We may be able to avoid CSRF tokens altogether by using custom request headers.

An alternate defense that is particularly well suited for AJAX or API endpoints is the use of a custom request header. This defense relies on the same-origin policy (SOP) restriction that only JavaScript can be used to add a custom header, and only within its origin. By default, browsers do not allow JavaScript to make cross origin requests with custom headers.
Cross-Site Request Forgery Prevention Cheat Sheet

This seems good enough to me and is trivial to implement. All you have to do is look for the header on all API requests from the console, which can be identified by their use of session cookie authentication. Note also:

CORS configuration should also be robust to make this solution work effectively (as custom headers for requests coming from other domains trigger a pre-flight CORS check).
Cross-Site Request Forgery Prevention Cheat Sheet

Cross-site scripting (XSS)

XSS is mostly about input sanitization and validation and not about cookies (see [owasp-xss]), but setting the HttpOnly attribute on the session cookie (and any others you don’t need client-side) is a simple way to prevent malicious scripts from stealing the session token.

Other considerations

Redirecting to target page after login

The basic idea is you have to persist the target URL somewhere while you do the login rigmarole, and then retrieve the target URL at the end in order to go there. [login-redirect-auth0] covers the options in detail.

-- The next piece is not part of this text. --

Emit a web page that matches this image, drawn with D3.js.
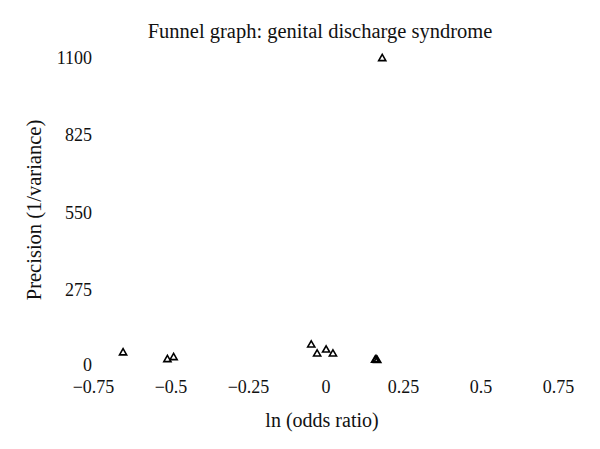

The short version is either you store it in the browser, in a cookie or in a web storage thing like sessionStorage, or in the state param on the OAuth request. Cookie/web storage is easier and more protocol agnostic (if we’re supporting OAuth from one place and SAML from another, for example) but it might not always work, for example if the user’s browser is overzealous in blocking cookies. The state param is more work to implement (for one thing, it probably needs to be implemented for each auth protocol) but is guaranteed to work. This is a pretty small detail and nothing is blocked by uncertainty about it, so we can figure this out at implementation time.